I’ve noticed that you’ve devoted a lot of resources to covering the presidential election. You have a story or two coming out every week. How has your strategy for covering it evolved over the course of the election?
We have two politics reporters who cover the election as their beat, but they’re not the only ones doing politics coverage because Trump is such a big topic. So we have a lot of reporters getting involved from different angles. For example, today we have someone writing about his student debt plan. We’re having a lot of reporters getting involved when it crosses their beat.
I should note that it’s not just reporters — we also have people from our graphics team, video team and photography team involved in creating coverage around the campaign. Obviously when Trump entered the race, we knew this had to be something we were following closely because he is a Wharton grad. So we really decided early on to cover him.

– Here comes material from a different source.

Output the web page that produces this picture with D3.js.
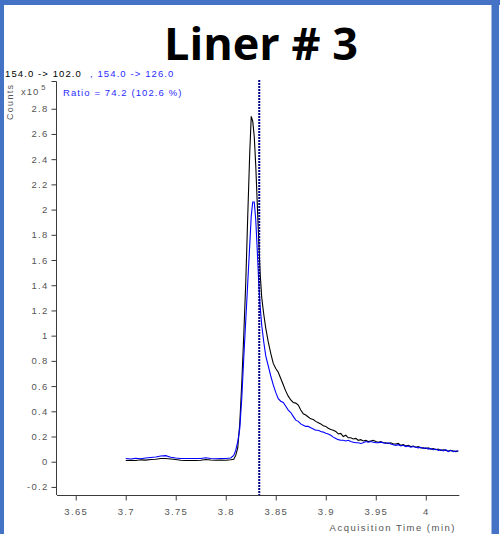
<!DOCTYPE html>
<html>
<head>
<meta charset="utf-8">
<script src="https://cdn.jsdelivr.net/npm/d3@7"></script>
<style>
  html, body { margin: 0; padding: 0; background: #fff; }
  svg { display: block; }
  .tick-label { font-family: "Liberation Sans", Arial, sans-serif; font-size: 9.5px; fill: #555; letter-spacing: 1.3px; }
</style>
</head>
<body>
<svg id="chart" width="500" height="534"></svg>
<script>
// Acquisition times (min), shared by both transitions
const baseTimes = [3.700, 3.705, 3.710, 3.715, 3.720, 3.725, 3.730, 3.735, 3.740, 3.745, 3.750,
  3.755, 3.760, 3.765, 3.770, 3.775, 3.780, 3.785, 3.790, 3.795, 3.800, 3.805];
const peakTimes = [3.808, 3.810, 3.812, 3.814, 3.816, 3.818, 3.820, 3.822, 3.824, 3.8255,
  3.827, 3.8285, 3.830, 3.8315, 3.833, 3.8345, 3.836, 3.838, 3.840];
const tailTimes = [3.8425, 3.845, 3.8475, 3.85, 3.8525, 3.855, 3.8575, 3.86, 3.8625, 3.865,
  3.8675, 3.87, 3.8725, 3.875, 3.8775, 3.88, 3.8825, 3.885, 3.8875, 3.89, 3.8925, 3.895,
  3.8975, 3.9, 3.9025, 3.905, 3.9075, 3.91, 3.9125, 3.915, 3.9175, 3.92, 3.9225, 3.925,
  3.9275, 3.93, 3.9325, 3.935, 3.9375, 3.94, 3.9425, 3.945, 3.9475, 3.95,
  3.9525, 3.955, 3.9575, 3.96, 3.9625, 3.965, 3.9675, 3.97, 3.9725, 3.975, 3.9775, 3.98,
  3.9825, 3.985, 3.9875, 3.99, 3.9925, 3.995, 3.9975, 4.0, 4.0025, 4.005, 4.0075, 4.01,
  4.0125, 4.015, 4.0175, 4.02, 4.0225, 4.025, 4.0275, 4.03, 4.0325];

// Quantifier transition 154.0 -> 102.0 (counts x10^5)
const quantBase = [0.010, 0.012, 0.010, 0.015, 0.013, 0.018, 0.020, 0.025, 0.026, 0.022, 0.018,
  0.012, 0.010, 0.010, 0.010, 0.012, 0.018, 0.014, 0.012, 0.014, 0.012, 0.015];
const quantPeak = [0.02, 0.05, 0.11, 0.30, 0.62, 1.00, 1.42, 1.95, 2.45, 2.74,
  2.70, 2.58, 2.35, 2.05, 1.75, 1.48, 1.30, 1.17, 1.06];
const quantTail = [0.95, 0.86, 0.78, 0.74, 0.71, 0.66, 0.61, 0.56, 0.52, 0.49, 0.47, 0.465,
  0.45, 0.41, 0.38, 0.37, 0.355, 0.34, 0.335, 0.32, 0.31, 0.30, 0.285, 0.28, 0.265, 0.255,
  0.25, 0.24, 0.22, 0.225, 0.20, 0.21, 0.19, 0.19, 0.18, 0.185, 0.17, 0.175, 0.165, 0.17,
  0.16, 0.165, 0.17, 0.16,
  0.155, 0.16, 0.15, 0.15, 0.145, 0.15, 0.14, 0.14, 0.145, 0.13, 0.135, 0.125, 0.13, 0.12,
  0.125, 0.115, 0.12, 0.11, 0.11, 0.105, 0.11, 0.10, 0.105, 0.095, 0.10, 0.09, 0.095, 0.09,
  0.085, 0.09, 0.085, 0.08, 0.085];

// Qualifier transition 154.0 -> 126.0 (counts x10^5)
const qualBase = [0.025, 0.022, 0.028, 0.024, 0.030, 0.034, 0.038, 0.045, 0.048, 0.035, 0.030,
  0.026, 0.025, 0.025, 0.026, 0.025, 0.032, 0.026, 0.024, 0.026, 0.025, 0.030];
const qualPeak = [0.05, 0.09, 0.16, 0.26, 0.50, 0.82, 1.12, 1.42, 1.72, 1.95,
  2.06, 2.06, 1.92, 1.68, 1.42, 1.22, 1.08, 0.95, 0.84];
const qualTail = [0.76, 0.68, 0.61, 0.55, 0.50, 0.48, 0.47, 0.44, 0.41, 0.39, 0.36, 0.33,
  0.32, 0.30, 0.29, 0.28, 0.28, 0.27, 0.26, 0.25, 0.25, 0.24, 0.235, 0.225, 0.22, 0.21,
  0.195, 0.185, 0.175, 0.17, 0.17, 0.165, 0.17, 0.16, 0.155, 0.15, 0.15, 0.145, 0.15, 0.16,
  0.155, 0.16, 0.155, 0.15,
  0.15, 0.155, 0.15, 0.145, 0.15, 0.14, 0.135, 0.13, 0.135, 0.125, 0.13, 0.12, 0.125, 0.115,
  0.12, 0.115, 0.11, 0.115, 0.105, 0.11, 0.10, 0.105, 0.095, 0.10, 0.09, 0.095, 0.085, 0.095,
  0.08, 0.09, 0.08, 0.085, 0.085];

// Expected retention time marker (min)
const retentionTime = 3.8335;

// Axis ticks
const xTicks = [3.65, 3.70, 3.75, 3.80, 3.85, 3.90, 3.95, 4.00];
const yTicks = [-0.2, 0, 0.2, 0.4, 0.6, 0.8, 1.0, 1.2, 1.4, 1.6, 1.8, 2.0, 2.2, 2.4, 2.6, 2.8];

const times = baseTimes.concat(peakTimes, tailTimes);
const quant = quantBase.concat(quantPeak, quantTail);
const qual = qualBase.concat(qualPeak, qualTail);

const svg = d3.select("#chart");
const W = 500, H = 534;

// Frame
const frameBlue = "#4472c4";
svg.append("rect").attr("x", 0).attr("y", 0).attr("width", W).attr("height", 5).attr("fill", frameBlue);
svg.append("rect").attr("x", 0).attr("y", 0).attr("width", 4).attr("height", H).attr("fill", frameBlue);
svg.append("rect").attr("x", 491.5).attr("y", 0).attr("width", 7.5).attr("height", H).attr("fill", frameBlue);

// Plot area
const plotLeft = 57, plotRight = 459.3, plotTop = 81, plotBottom = 495;
const x = d3.scaleLinear().domain([3.6313, 4.0335]).range([plotLeft, plotRight]);
const y = d3.scaleLinear().domain([-0.264, 3.02]).range([plotBottom, plotTop]);

const axisColor = "#3a3a3a";
const fmt = d => String(+d.toFixed(2));

// Y axis
const yAxis = d3.axisLeft(y).tickValues(yTicks).tickFormat(fmt).tickSize(5).tickSizeOuter(0).tickPadding(3);
const gy = svg.append("g").attr("transform", `translate(${plotLeft - 0.5},0)`).call(yAxis);
gy.select(".domain").remove();
gy.selectAll(".tick line").attr("stroke", axisColor);
gy.selectAll(".tick text").attr("class", "tick-label").attr("font-family", null).attr("font-size", null).attr("fill", null);
gy.append("path").attr("d", `M-5,${plotTop + 0.5}H0V${plotBottom}`).attr("fill", "none").attr("stroke", axisColor);

// X axis
const xAxis = d3.axisBottom(x).tickValues(xTicks).tickFormat(fmt).tickSize(5).tickSizeOuter(0).tickPadding(8);
const gx = svg.append("g").attr("transform", `translate(0,${plotBottom + 0.5})`).call(xAxis);
gx.select(".domain").remove();
gx.selectAll(".tick line").attr("stroke", axisColor);
gx.selectAll(".tick text").attr("class", "tick-label").attr("font-family", null).attr("font-size", null).attr("fill", null);
gx.append("path").attr("d", `M${plotLeft},0H${plotRight}`).attr("fill", "none").attr("stroke", axisColor);

// Traces
const line = vals => d3.line().x((d, i) => x(times[i])).y(d => y(d))(vals);
svg.append("path").attr("d", line(quant)).attr("fill", "none").attr("stroke", "#000").attr("stroke-width", 1.1);
svg.append("path").attr("d", line(qual)).attr("fill", "none").attr("stroke", "#0000ff").attr("stroke-width", 1.1);

// Retention time marker
svg.append("line")
  .attr("x1", x(retentionTime)).attr("x2", x(retentionTime))
  .attr("y1", 80).attr("y2", plotBottom)
  .attr("stroke", "#00008b").attr("stroke-width", 2).attr("stroke-dasharray", "2,1");

// Title
svg.append("text").attr("x", 261).attr("y", 60).attr("text-anchor", "middle")
  .attr("font-family", "'Open Sans', 'Noto Sans', sans-serif").attr("font-weight", 700)
  .attr("font-size", 45).attr("fill", "#000").text("Liner # 3");

// Transition header
const small = "'Liberation Sans', Arial, sans-serif";
const hdr = svg.append("text").attr("x", 5).attr("y", 77).attr("font-family", small).attr("font-size", 9.5)
  .style("letter-spacing", "1.1px");
hdr.append("tspan").attr("fill", "#000").text("154.0 -> 102.0");
hdr.append("tspan").attr("x", 90).attr("fill", "#2a2aff").text(", 154.0 -> 126.0");

svg.append("text").attr("x", 63).attr("y", 96).attr("font-family", small).attr("font-size", 9.5)
  .attr("fill", "#2a2aff").style("letter-spacing", "1.1px").text("Ratio = 74.2 (102.6 %)");

// Y scale multiplier
const mult = svg.append("text").attr("x", 21).attr("y", 95).attr("font-family", small)
  .attr("font-size", 9.5).attr("fill", "#555").style("letter-spacing", "1px");
mult.append("tspan").text("x10");
mult.append("tspan").attr("dx", 2).attr("dy", -5).attr("font-size", 7.5).text("5");

// Axis titles
svg.append("text").attr("transform", "translate(13,120) rotate(-90)")
  .attr("font-family", small).attr("font-size", 9).attr("fill", "#555")
  .style("letter-spacing", "1.3px").text("Counts");

svg.append("text").attr("x", 456).attr("y", 531).attr("text-anchor", "end")
  .attr("font-family", small).attr("font-size", 9.5).attr("fill", "#555")
  .style("letter-spacing", "1.5px").text("Acquisition Time (min)");
</script>
</body>
</html>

When he launched his exploratory committee, we wrote a brief article on it, and then the campaign just kept growing and growing. Soon, we realized we really did have to amp up our efforts and cover the story as best we as we could.
What I’m enjoying about your coverage is that you take a different angle than other publications. You’re really covering Trump as it relates to the student population at Penn. How did you decide what to cover in relation to him?
With Trump entering the presidential race, we realized this was such a big moment for Penn. It was the first time in a long time that a Penn grad was running for president, and it was particularly notable because Trump often cites his Wharton degree. That provides us with the Penn angle that we always look for in our stories.
Covering politics for a college paper is difficult because a lot of our reporters want to write about politics and a lot of people are interested in politics, but at the end of the day most people are going to go to the New York Times for their political news and not the Daily Pennsylvanian.
We really had to think hard about how to cover Trump in a way that only we could as the college paper of his alma mater. We thought: What can we do that the Times can’t? Who do we have access to that they don’t? And that was digging into his time here at Penn, his ties to it now, and this disconnect between how campus views him and how he leverages his Penn degree.
There’s a very obvious attitude on campus that students by and large oppose Trump and yet he really ties himself to the school so strongly so it’s definitely interesting to cover those viewpoints.
Have you looked into the Daily Pennsylvanian archives to see whether there’s material from his time there or in the decades afterwards that might be newsworthy?
That’s not an angle we’ve covered yet, but that’s something I’d want us to look into in the next few weeks. We have looked into whether he has donated to the school. It’s interesting: As someone with a lot of money who really cites his degree, he doesn’t have his names on any buildings here…
When I was a columnist at the Daily Pennsylvanian, we wrote about the election a lot. How has the opinion section covered the campaign?
The opinion columns (cover) the election a lot, and the opinion editor eventually said ‘You can only write about Trump or the election X number of times because it can get to be overkill.’
He really provokes so many opinions because he’s an easy topic, but I think we really try to be selective of what we are putting out there that’s different and unique to the perspective of a college student and a student at Penn. The opinion editor looks for columns that speak to that and not just ones that add another voice in the growing crowd of voices. It can vary.
The Daily Pennsylvanian’s Opinion Board recently co-endorsed Hillary Clinton alongside her student newspaper, the Wellesley News Editorial Board. I haven’t seen a co-endorsement like that from two colleges. How did that come about?
It was interesting. It came out of an idea from one of our copy editors, Lucien Wang. He came into my office one day and said “What if we did this collaboratively with her student paper?” and I said, “That sounds cool, I don’t know if they’ll do it.” And then the Opinion Board just made it happen. Wellesley was interested, and it blew up as soon as we put it up.
It was a lot bigger than us putting out an editorial because I think all of campus thinks that we would do that, but to say the student papers of both candidates’ alma maters backs a single candidate sends a stronger message.
The Daily Pennsylvanian recently cut a day of print, and covering a presidential campaign is expensive for major news organizations. How are you balancing the costs of covering the campaign when deciding what is newsworthy?
We did do some travel during the primaries and devoted some funds from our travel budget for that. The alums have been really great in ensuring we have great experiences, but we conserve where we can.
We plan on sending some reporters to New York City for Election Day, and they’ll be staying at my apartment with my parents. And we definitely send them to whatever political things that are happening in Philly since it’s so accessible and there’s no reason not to.
We spent a lot of time sending people to the DNC this summer because it was in Philly. Something like that doesn’t cost us a lot because people stay in their own houses or stay with friends. You have more leeway when you’re working with college students because we can stay at our own houses or stay at our families houses or crash with friends. We do as much as we can with what we have.